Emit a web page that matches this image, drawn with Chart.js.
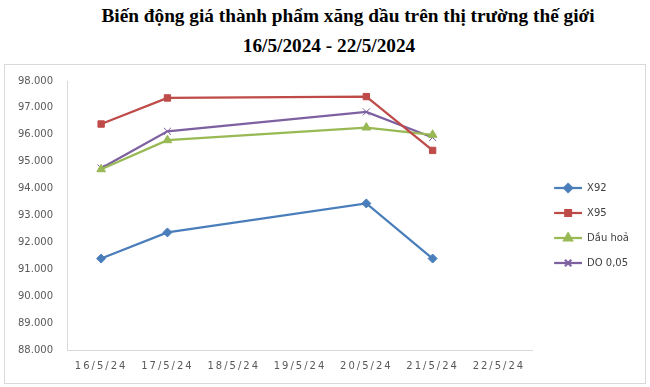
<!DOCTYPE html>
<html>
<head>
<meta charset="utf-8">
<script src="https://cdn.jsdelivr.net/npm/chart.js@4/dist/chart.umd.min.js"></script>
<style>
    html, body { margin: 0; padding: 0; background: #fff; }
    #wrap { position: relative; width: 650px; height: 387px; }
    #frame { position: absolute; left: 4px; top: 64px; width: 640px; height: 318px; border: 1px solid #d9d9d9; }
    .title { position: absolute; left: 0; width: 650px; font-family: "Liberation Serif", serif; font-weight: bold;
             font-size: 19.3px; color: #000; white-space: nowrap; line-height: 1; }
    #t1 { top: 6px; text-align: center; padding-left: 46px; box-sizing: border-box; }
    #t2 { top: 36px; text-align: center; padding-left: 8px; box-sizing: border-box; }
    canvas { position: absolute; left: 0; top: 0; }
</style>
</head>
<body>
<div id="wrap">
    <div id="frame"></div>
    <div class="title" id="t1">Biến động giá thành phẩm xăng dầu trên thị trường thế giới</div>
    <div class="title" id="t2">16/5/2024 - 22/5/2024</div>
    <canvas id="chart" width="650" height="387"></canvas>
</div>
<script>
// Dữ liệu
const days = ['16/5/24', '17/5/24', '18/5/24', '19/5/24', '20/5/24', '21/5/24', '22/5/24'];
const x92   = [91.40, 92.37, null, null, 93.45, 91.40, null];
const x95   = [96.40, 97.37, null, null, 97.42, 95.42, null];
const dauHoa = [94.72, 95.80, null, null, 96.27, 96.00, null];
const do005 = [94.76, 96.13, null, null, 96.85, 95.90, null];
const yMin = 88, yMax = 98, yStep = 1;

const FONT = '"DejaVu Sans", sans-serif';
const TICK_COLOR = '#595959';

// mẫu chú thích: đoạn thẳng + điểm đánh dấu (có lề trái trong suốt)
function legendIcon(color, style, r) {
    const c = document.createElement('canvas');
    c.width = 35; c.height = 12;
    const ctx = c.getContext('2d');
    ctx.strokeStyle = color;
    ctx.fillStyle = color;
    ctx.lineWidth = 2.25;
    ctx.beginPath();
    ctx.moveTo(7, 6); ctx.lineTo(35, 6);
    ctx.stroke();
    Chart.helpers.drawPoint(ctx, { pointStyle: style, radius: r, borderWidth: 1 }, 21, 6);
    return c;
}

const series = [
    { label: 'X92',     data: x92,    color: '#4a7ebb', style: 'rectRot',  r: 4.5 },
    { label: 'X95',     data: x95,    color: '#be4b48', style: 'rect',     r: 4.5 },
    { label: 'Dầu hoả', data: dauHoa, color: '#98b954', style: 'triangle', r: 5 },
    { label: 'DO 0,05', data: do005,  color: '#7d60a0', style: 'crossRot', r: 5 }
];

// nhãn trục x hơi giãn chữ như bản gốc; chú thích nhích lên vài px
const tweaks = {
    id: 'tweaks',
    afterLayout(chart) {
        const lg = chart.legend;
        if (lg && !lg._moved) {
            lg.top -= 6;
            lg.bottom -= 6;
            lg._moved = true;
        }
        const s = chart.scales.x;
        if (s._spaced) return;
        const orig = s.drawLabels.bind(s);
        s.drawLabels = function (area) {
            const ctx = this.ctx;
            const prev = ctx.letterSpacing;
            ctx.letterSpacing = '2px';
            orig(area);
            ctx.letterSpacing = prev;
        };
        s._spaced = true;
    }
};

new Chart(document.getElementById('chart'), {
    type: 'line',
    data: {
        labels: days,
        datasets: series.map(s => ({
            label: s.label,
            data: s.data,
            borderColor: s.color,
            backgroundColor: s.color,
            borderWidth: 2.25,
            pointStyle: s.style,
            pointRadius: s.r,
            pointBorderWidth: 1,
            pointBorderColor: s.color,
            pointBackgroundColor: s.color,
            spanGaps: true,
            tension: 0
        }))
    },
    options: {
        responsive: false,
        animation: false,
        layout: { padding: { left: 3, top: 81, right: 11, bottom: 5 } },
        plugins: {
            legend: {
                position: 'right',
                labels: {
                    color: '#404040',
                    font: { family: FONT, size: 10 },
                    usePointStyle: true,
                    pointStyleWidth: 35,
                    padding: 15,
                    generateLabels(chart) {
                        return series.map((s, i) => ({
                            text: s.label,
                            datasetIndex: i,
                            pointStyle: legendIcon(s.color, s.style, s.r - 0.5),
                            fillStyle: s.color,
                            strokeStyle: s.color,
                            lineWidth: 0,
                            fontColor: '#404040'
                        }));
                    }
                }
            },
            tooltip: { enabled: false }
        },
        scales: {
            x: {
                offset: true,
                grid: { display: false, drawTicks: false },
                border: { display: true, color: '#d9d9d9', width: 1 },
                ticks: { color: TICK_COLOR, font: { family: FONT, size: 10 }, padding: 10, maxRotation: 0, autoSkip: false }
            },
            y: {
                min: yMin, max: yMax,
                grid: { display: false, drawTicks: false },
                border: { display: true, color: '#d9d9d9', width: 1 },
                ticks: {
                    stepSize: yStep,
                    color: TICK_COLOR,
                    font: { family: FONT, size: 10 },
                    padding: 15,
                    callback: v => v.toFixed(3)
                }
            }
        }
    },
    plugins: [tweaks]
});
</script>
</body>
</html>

§ §

» **Job**:
Transcribe all the data word for word; the images stay out.

» **Written answer**:
Emit a web page that matches this image, drawn with Chart.js.
<!DOCTYPE html>
<html>
<head>
<meta charset="utf-8">
<script src="https://cdn.jsdelivr.net/npm/chart.js@4/dist/chart.umd.min.js"></script>
<style>
    html, body { margin: 0; padding: 0; background: #fff; }
    #wrap { position: relative; width: 650px; height: 387px; }
    #frame { position: absolute; left: 4px; top: 64px; width: 640px; height: 318px; border: 1px solid #d9d9d9; }
    .title { position: absolute; left: 0; width: 650px; font-family: "Liberation Serif", serif; font-weight: bold;
             font-size: 19.3px; color: #000; white-space: nowrap; line-height: 1; }
    #t1 { top: 6px; text-align: center; padding-left: 46px; box-sizing: border-box; }
    #t2 { top: 36px; text-align: center; padding-left: 8px; box-sizing: border-box; }
    canvas { position: absolute; left: 0; top: 0; }
</style>
</head>
<body>
<div id="wrap">
    <div id="frame"></div>
    <div class="title" id="t1">Biến động giá thành phẩm xăng dầu trên thị trường thế giới</div>
    <div class="title" id="t2">16/5/2024 - 22/5/2024</div>
    <canvas id="chart" width="650" height="387"></canvas>
</div>
<script>
// Dữ liệu
const days = ['16/5/24', '17/5/24', '18/5/24', '19/5/24', '20/5/24', '21/5/24', '22/5/24'];
const x92   = [91.40, 92.37, null, null, 93.45, 91.40, null];
const x95   = [96.40, 97.37, null, null, 97.42, 95.42, null];
const dauHoa = [94.72, 95.80, null, null, 96.27, 96.00, null];
const do005 = [94.76, 96.13, null, null, 96.85, 95.90, null];
const yMin = 88, yMax = 98, yStep = 1;

const FONT = '"DejaVu Sans", sans-serif';
const TICK_COLOR = '#595959';

// mẫu chú thích: đoạn thẳng + điểm đánh dấu (có lề trái trong suốt)
function legendIcon(color, style, r) {
    const c = document.createElement('canvas');
    c.width = 35; c.height = 12;
    const ctx = c.getContext('2d');
    ctx.strokeStyle = color;
    ctx.fillStyle = color;
    ctx.lineWidth = 2.25;
    ctx.beginPath();
    ctx.moveTo(7, 6); ctx.lineTo(35, 6);
    ctx.stroke();
    Chart.helpers.drawPoint(ctx, { pointStyle: style, radius: r, borderWidth: 1 }, 21, 6);
    return c;
}

const series = [
    { label: 'X92',     data: x92,    color: '#4a7ebb', style: 'rectRot',  r: 4.5 },
    { label: 'X95',     data: x95,    color: '#be4b48', style: 'rect',     r: 4.5 },
    { label: 'Dầu hoả', data: dauHoa, color: '#98b954', style: 'triangle', r: 5 },
    { label: 'DO 0,05', data: do005,  color: '#7d60a0', style: 'crossRot', r: 5 }
];

// nhãn trục x hơi giãn chữ như bản gốc; chú thích nhích lên vài px
const tweaks = {
    id: 'tweaks',
    afterLayout(chart) {
        const lg = chart.legend;
        if (lg && !lg._moved) {
            lg.top -= 6;
            lg.bottom -= 6;
            lg._moved = true;
        }
        const s = chart.scales.x;
        if (s._spaced) return;
        const orig = s.drawLabels.bind(s);
        s.drawLabels = function (area) {
            const ctx = this.ctx;
            const prev = ctx.letterSpacing;
            ctx.letterSpacing = '2px';
            orig(area);
            ctx.letterSpacing = prev;
        };
        s._spaced = true;
    }
};

new Chart(document.getElementById('chart'), {
    type: 'line',
    data: {
        labels: days,
        datasets: series.map(s => ({
            label: s.label,
            data: s.data,
            borderColor: s.color,
            backgroundColor: s.color,
            borderWidth: 2.25,
            pointStyle: s.style,
            pointRadius: s.r,
            pointBorderWidth: 1,
            pointBorderColor: s.color,
            pointBackgroundColor: s.color,
            spanGaps: true,
            tension: 0
        }))
    },
    options: {
        responsive: false,
        animation: false,
        layout: { padding: { left: 3, top: 81, right: 11, bottom: 5 } },
        plugins: {
            legend: {
                position: 'right',
                labels: {
                    color: '#404040',
                    font: { family: FONT, size: 10 },
                    usePointStyle: true,
                    pointStyleWidth: 35,
                    padding: 15,
                    generateLabels(chart) {
                        return series.map((s, i) => ({
                            text: s.label,
                            datasetIndex: i,
                            pointStyle: legendIcon(s.color, s.style, s.r - 0.5),
                            fillStyle: s.color,
                            strokeStyle: s.color,
                            lineWidth: 0,
                            fontColor: '#404040'
                        }));
                    }
                }
            },
            tooltip: { enabled: false }
        },
        scales: {
            x: {
                offset: true,
                grid: { display: false, drawTicks: false },
                border: { display: true, color: '#d9d9d9', width: 1 },
                ticks: { color: TICK_COLOR, font: { family: FONT, size: 10 }, padding: 10, maxRotation: 0, autoSkip: false }
            },
            y: {
                min: yMin, max: yMax,
                grid: { display: false, drawTicks: false },
                border: { display: true, color: '#d9d9d9', width: 1 },
                ticks: {
                    stepSize: yStep,
                    color: TICK_COLOR,
                    font: { family: FONT, size: 10 },
                    padding: 15,
                    callback: v => v.toFixed(3)
                }
            }
        }
    },
    plugins: [tweaks]
});
</script>
</body>
</html>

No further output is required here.